Dale: Exactly, it takes a long time to become an expert in these areas, which required years of practice, positive models to follow and experience in the classroom, so why are we not focusing on these things right from the beginning, to give trainees a better start?
Chia: You sure you’re not digging yourself into a hole there, Dale? You’re right, it takes lots of years of experience honing the skill of dealing with emergent language. If done badly, it could either result in all talk and no language work, or even worse, teacher-centred explanations and lectures that are contradictory to the communicative approach to teaching.
Dale: But Chia it takes time to refine the skill and the road is a long one. Which comes back to my point that why aren’t we starting the journey straight away?
And on the topic of communicative language teaching… many teachers work under different definitions of ‘communicative’, and there’s disparity between their ideas and what others consider it to be…but that’s another topic for a sequel to my first DA, perhaps?
Chia: So you’re enjoying this grilling enough to come back again then? ; )
But, honestly, a common point made by CELTA trainers is the fact that many coming on courses like the CELTA already think that teaching English should be relatively easy simply because English is their native tongue. Introducing NQs to Dogme and dealing with emergent language at such an early stage of their teaching can mislead them into thinking that chatting with their students in English is all they need to do…into mistakenly believing that Dogme is easy.
Dale: A very good point. You could also say that trainees may be misled into thinking that following the instructions in the teacher’s book, doing the practice exercises in the back of the book and teaching from page 1-100 is all they need to do. Coming back to Dogme though, I think in these cases the better-judgement of the trainer is needed. As I’m sure you know, each group of trainees is different from the last; some groups are stronger, some are weaker. Introducing elements of Dogme to a stronger group, pushing them to deal with emergent language and use their knowledge of the English language to help students pushes the trainees to their i+1. To a weaker group though, I will admit that it is not a good idea to encourage them to use Dogme and could lead to such opinions. Like a hierarchy of needs, Dogme lies at the top and lower levels need to be satisfied first.

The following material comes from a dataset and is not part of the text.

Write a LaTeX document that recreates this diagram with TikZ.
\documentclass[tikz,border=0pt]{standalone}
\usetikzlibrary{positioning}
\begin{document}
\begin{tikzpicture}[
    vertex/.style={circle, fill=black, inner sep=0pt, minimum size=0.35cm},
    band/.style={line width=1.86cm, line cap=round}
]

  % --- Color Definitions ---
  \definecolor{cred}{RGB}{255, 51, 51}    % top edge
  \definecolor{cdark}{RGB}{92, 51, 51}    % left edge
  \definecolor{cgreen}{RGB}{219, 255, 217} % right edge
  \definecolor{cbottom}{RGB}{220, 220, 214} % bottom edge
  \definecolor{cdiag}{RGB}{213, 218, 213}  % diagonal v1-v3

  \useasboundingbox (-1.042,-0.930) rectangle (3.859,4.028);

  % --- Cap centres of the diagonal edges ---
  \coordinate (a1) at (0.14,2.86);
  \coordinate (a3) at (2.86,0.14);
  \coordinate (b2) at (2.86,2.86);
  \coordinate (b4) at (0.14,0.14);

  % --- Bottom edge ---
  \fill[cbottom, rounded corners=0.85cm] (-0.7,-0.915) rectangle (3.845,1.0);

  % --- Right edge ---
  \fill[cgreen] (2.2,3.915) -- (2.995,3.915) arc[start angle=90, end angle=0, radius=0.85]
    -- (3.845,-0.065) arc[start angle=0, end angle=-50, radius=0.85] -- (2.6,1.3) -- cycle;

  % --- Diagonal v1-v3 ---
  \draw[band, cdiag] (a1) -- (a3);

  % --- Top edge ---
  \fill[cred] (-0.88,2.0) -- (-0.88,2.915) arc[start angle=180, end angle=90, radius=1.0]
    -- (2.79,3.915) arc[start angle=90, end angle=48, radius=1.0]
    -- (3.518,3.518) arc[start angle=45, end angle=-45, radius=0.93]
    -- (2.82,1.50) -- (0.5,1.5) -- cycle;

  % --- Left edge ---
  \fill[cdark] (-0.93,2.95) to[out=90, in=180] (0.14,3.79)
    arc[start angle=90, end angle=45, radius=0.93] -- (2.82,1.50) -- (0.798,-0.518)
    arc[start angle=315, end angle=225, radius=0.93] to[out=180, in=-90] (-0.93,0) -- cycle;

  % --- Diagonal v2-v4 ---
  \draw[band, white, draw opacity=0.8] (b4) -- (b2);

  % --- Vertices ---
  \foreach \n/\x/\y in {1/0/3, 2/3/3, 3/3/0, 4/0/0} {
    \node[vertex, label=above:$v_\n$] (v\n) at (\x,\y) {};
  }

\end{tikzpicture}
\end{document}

Chia: Are you therefore saying that Dogme can or should only be attempted if and when trainees are able to use the coursebook and when they are able to deal with shaping a traditional PPP/Test-Teach-Test/Guided Discovery lesson from pre-assumed lesson aims?

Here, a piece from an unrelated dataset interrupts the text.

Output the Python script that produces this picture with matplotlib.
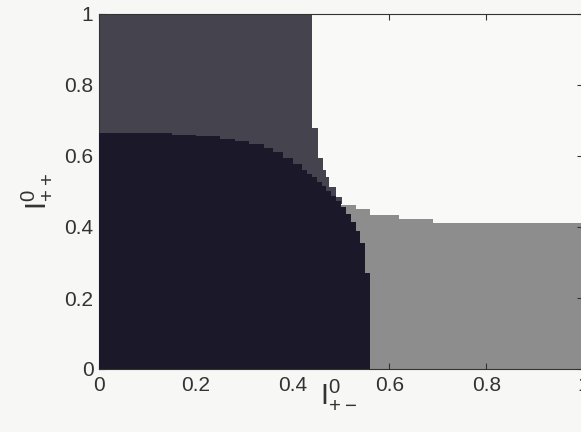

Dale: I think trainees should have the benefit of a ‘backbone’ to English language teaching, as I mentioned earlier, it gives them an invaluable introduction to the profession. With a stronger group that grasps these concepts with ease, and one whose beliefs about teaching fit with the ideas behind, then I would say yes. I think it’s up to the trainer(s) to assess the level of the group and provide suitable challenge for them. I think I’ve touched on another point here that’s important: how Dogme fits with a teacher’s developing belief structure.

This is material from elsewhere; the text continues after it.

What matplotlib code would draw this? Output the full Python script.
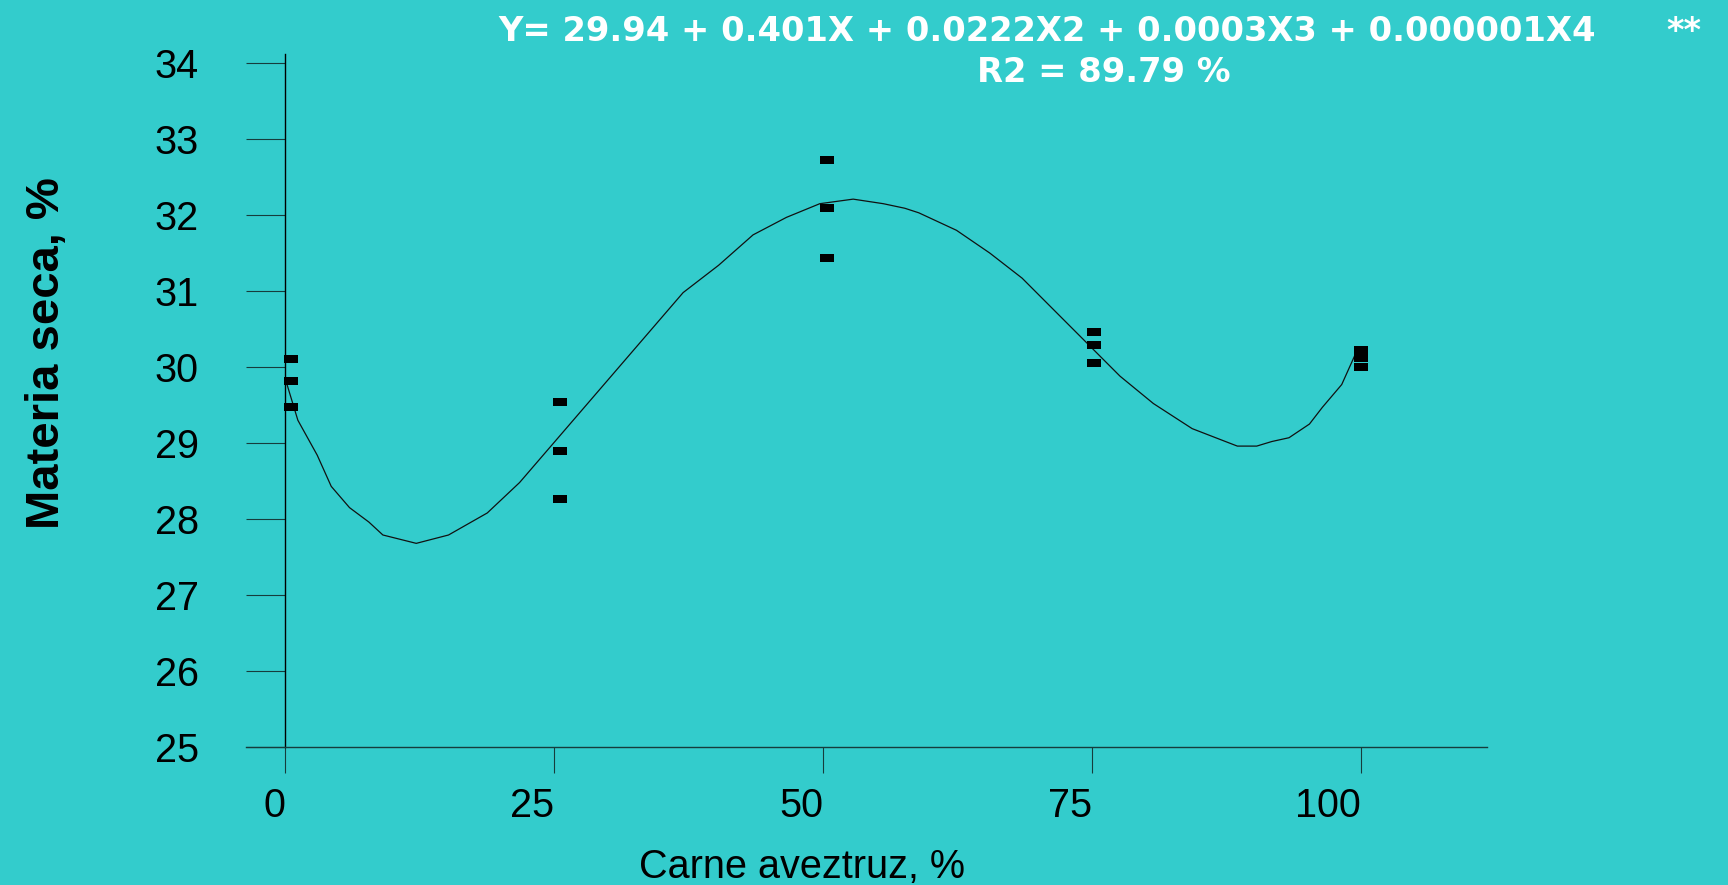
from matplotlib import pyplot as plt
from matplotlib.path import Path
from matplotlib.ticker import FixedLocator

# puntos observados (% carne de avestruz vs materia seca)
carne = [0.6, 0.6, 0.6, 25.6, 25.6, 25.6, 50.4, 50.4, 50.4,
         75.2, 75.2, 75.2, 100, 100, 100]
materia_seca = [30.11, 29.82, 29.47, 29.54, 28.89, 28.26, 32.72, 32.09, 31.44,
                30.46, 30.29, 30.05, 30.23, 30.12, 30.00]

# curva ajustada
ajuste_x = [0.0, 1.2, 3.0, 4.3, 6.0, 7.8, 9.1, 12.2, 15.2, 18.8, 21.8, 37.0,
            40.3, 43.5, 46.6, 49.7, 52.8, 55.6, 57.6, 58.9, 62.4, 65.5, 68.5,
            77.6, 80.7, 84.3, 87.4, 88.5, 90.3, 91.7, 93.3, 95.2, 96.4, 98.2, 99.5]
ajuste_y = [29.86, 29.30, 28.84, 28.43, 28.15, 27.96, 27.79, 27.68, 27.79, 28.08,
            28.48, 30.98, 31.34, 31.74, 31.97, 32.15, 32.21, 32.15, 32.09, 32.03,
            31.80, 31.50, 31.17, 29.88, 29.52, 29.19, 29.02, 28.96, 28.96, 29.02,
            29.07, 29.25, 29.47, 29.77, 30.18]

x_ticks = [0, 25, 50, 75, 100]
y_ticks = [25, 26, 27, 28, 29, 30, 31, 32, 33, 34]

ecuacion = "Y= 29.94 + 0.401X + 0.0222X2 + 0.0003X3 + 0.000001X4"
r2 = "R2 = 89.79 %"

fondo = "#33CCCC"
W, H = 1728, 885

fig = plt.figure(figsize=(W / 100, H / 100), dpi=100, facecolor=fondo)
ax = fig.add_axes([246 / W, 1 - 747 / H, (1487 - 246) / W, (747 - 54) / H])
ax.set_facecolor(fondo)

# marcador rectangular (mas ancho que alto)
rect = Path([(-1, -0.64), (1, -0.64), (1, 0.64), (-1, 0.64), (-1, -0.64)], closed=True)

ax.plot(ajuste_x, ajuste_y, color="#111111", lw=0.9)
ax.plot(carne, materia_seca, ls="none", marker=rect, ms=10.1, mew=0, color="black")

ax.set_xlim(-3.62, 111.7)
ax.set_ylim(25, 34.12)

for s in ["top", "right"]:
    ax.spines[s].set_visible(False)
ax.spines["left"].set_position(("data", 0))
ax.spines["left"].set_linewidth(1.0)
ax.spines["bottom"].set_linewidth(1.0)
ax.spines["bottom"].set_color("#163c3c")

ax.xaxis.set_major_locator(FixedLocator(x_ticks))
ax.yaxis.set_major_locator(FixedLocator(y_ticks))
ax.tick_params(axis="y", direction="out", length=28, width=0.8, color="#163c3c",
               pad=34, labelsize=28.5)
ax.tick_params(axis="x", direction="out", length=18.7, width=0.8, color="#163c3c",
               pad=10, labelsize=28.5)
for lab in ax.get_xticklabels() + ax.get_yticklabels():
    lab.set_fontfamily("Liberation Sans")
for lab in ax.get_xticklabels():
    lab.set_horizontalalignment("right")

# textos
fig.text(639 / W, 1 - 878 / H, "Carne aveztruz, %", fontsize=28.5,
         family="Liberation Sans", ha="left", va="baseline")
fig.text(47 / W, 1 - 353 / H, "Materia seca, %", fontsize=34, rotation=90,
         family="Liberation Sans", weight="bold", ha="center", va="center")

fig.text(498 / W, 1 - 41 / H, ecuacion, fontsize=24.3, weight="bold",
         color="white", family="DejaVu Sans", ha="left", va="baseline")
fig.text(1104 / W, 1 - 82 / H, r2, fontsize=24.3, weight="bold",
         color="white", family="DejaVu Sans", ha="center", va="baseline")
fig.text(1666 / W, 1 - 41 / H, "**", fontsize=24.3, weight="bold",
         color="white", family="DejaVu Sans", ha="left", va="baseline")

plt.savefig("out.png", facecolor=fondo)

Chia: What do you mean by that?
Dale: Well, let’s face it, everyone believes languages are learned and taught in a different way and some teachers just don’t see Dogme as a way of playing to their teaching strengths and/or compatible with what they believe about SLA.
If there is a group containing many trainees who have the experience of learning another language, the experience of being a language student, and from this have understood the need for communication, immediacy and sensitivity to students needs, then it makes a more fitting environment in which to attempt Dogme.
Chia: Hang on, Dale. I’ve got two questions I’d like to ask here…
1. Are you saying that if the trainees do not believe in the need for communication and immediacy, that if they believe in that languages are learnt by grammar translation or the Direct Method, or by completing countless gap-fill exercises, then we should not encourage them to attempt Dogme?
2. Are you saying that native speakers who have never learnt another language and have no experience of being a language student would be far less suited to Dogme?
Dale: Ok, I’ll take your first question. No, I’m not saying we should settle for this and simple pander to their needs. I referred to a kind of hierarchy earlier. In this case, guided-discovery, test-teach-test etc would be the next level on the hierarchy. In this situation, a trainee must train to level and encouraging them to attempt Dogme would be pitching too high, don’t you think?
In response to your second question, I think that non-native speakers or native speakers who have had some form of language instruction/experience of learning another language have in their possession key abilities for Dogme and for teaching. One of them is empathy with their students, which makes a teacher more sensitive to students’ needs, both emotional and linguistic.
Chia: Interesting points there. Can I take this debate on a slightly different direction?
We have so far been arguing about the ability for NQs to use Dogme in conversation-driven lessons with language focus. How about the other skills like reading, listening and writing?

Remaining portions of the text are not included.